Sir.-Royal Mail's reported plan to close up to 280 post offices will be a significant blow to a great many elderly people.

As Britain's largest provider of private sheltered housing, we know that many pensioners still rely on the post office as their source of cash for everyday spending.

Indeed, when choosing sites for new developments locally, we still place great importance on having a post office and other public amenities nearby.

Those of us lucky enough to be freely mobile, or to have a home computer for banking by internet, perhaps don't worry so much about the loss of post office counters - although they are all part of a depressing picture of public services in decline.

We have already seen rural post offices decimated over the last 15 years; now we face the loss of up to half of Britain's 560 town centre branches.

The situation is not helped by the major banks closing long-established branches in the high street.

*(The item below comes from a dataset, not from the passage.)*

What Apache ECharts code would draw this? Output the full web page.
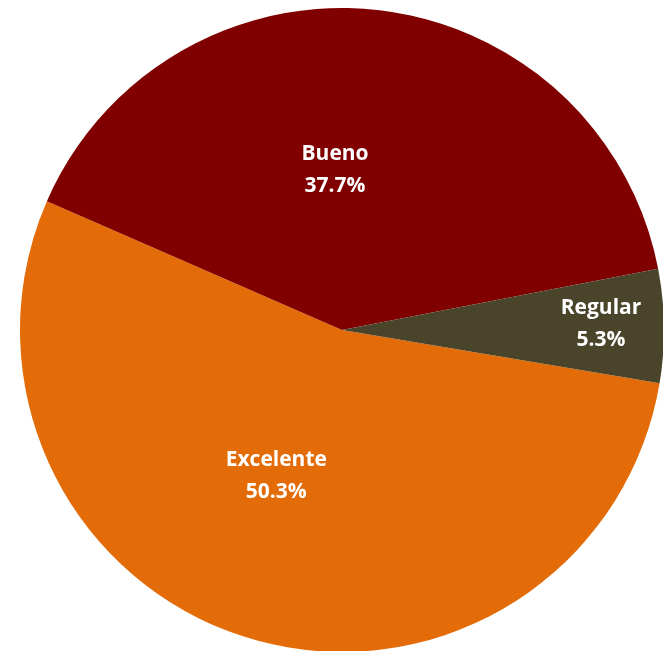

Yes, there are more cashpoints, but elderly people are understandably wary of using credit cards and cash machines in the open street. They like to deal with human beings.

To the older person, the post office is more than a convenience - it is part of the community they live in.

Shutting local branches can only mean more reliance on the car or public transport, bring added expense to the user and more damage to the environment.

And it's not only people needing their pension money who are affected. Where do you take a parcel to be weighed if the post office has gone?

Almost every public service you can think of, from railways to refuse collection, seems unable to grasp the concept of "service" these days, while continually raising costs.

Do they not understand the well-proven saying "The customer is king"?

-Keith Lovelock, Chief Executive, McCarthy & Stone plc, Byfleet.